Mechanism of lightning‐associated infrasonic pulses from thunderclouds

It has been pointed by C. T. R. Wilson in 1920 that sudden reduction of the electric field inside a thundercloud immediately following a lightning discharge should produce an infrasound signature. In the present work, a model based on linearized equations of acoustics with classical viscosity and atmospheric gravitational stratification effects is employed to study electrostatic production of 0.1–1‐Hz infrasonic waves from thunderclouds, with particular emphasis on the still poorly understood initial compression phase of the observed infrasonic waveforms.

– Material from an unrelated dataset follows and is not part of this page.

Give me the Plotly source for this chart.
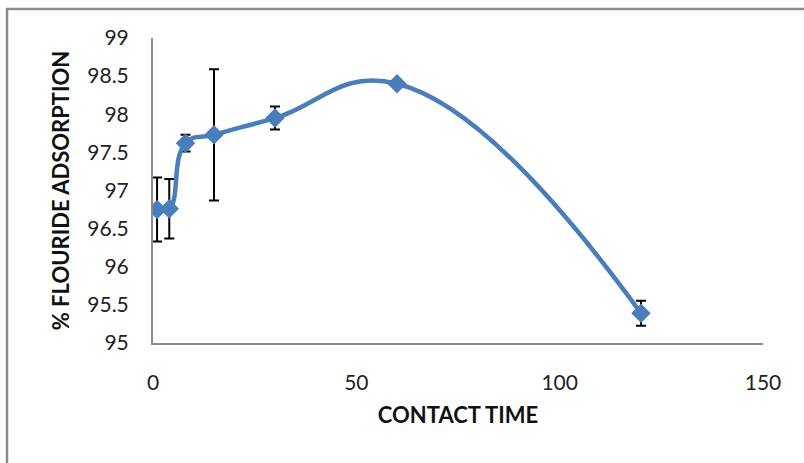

It is demonstrated that a growth of charge density in thundercloud prior to lightning discharge on time scales on the order of 2 to 6 s, comparable with typical documented time scales of generation of charge in thunderclouds, leads to formation of a pressure reduction in the thundercloud. This is accompanied by emission of compression waves closely resembling those observed in experiments prior to arrival of a rarefaction pulse generated in accordance with the electrostatic mechanism originally proposed by C. T. R. Wilson and further developed by Dessler in 1973 and Few in 1985. The arguments advanced in the present study agree with the ideas of Bohannon and collaborators formulated in 1977 indicating a rapid intensification of the field prior to the lightning discharge. However, we provide a quantitative demonstration that the intensification does not need to be as fast as 0.5 s proposed by these authors.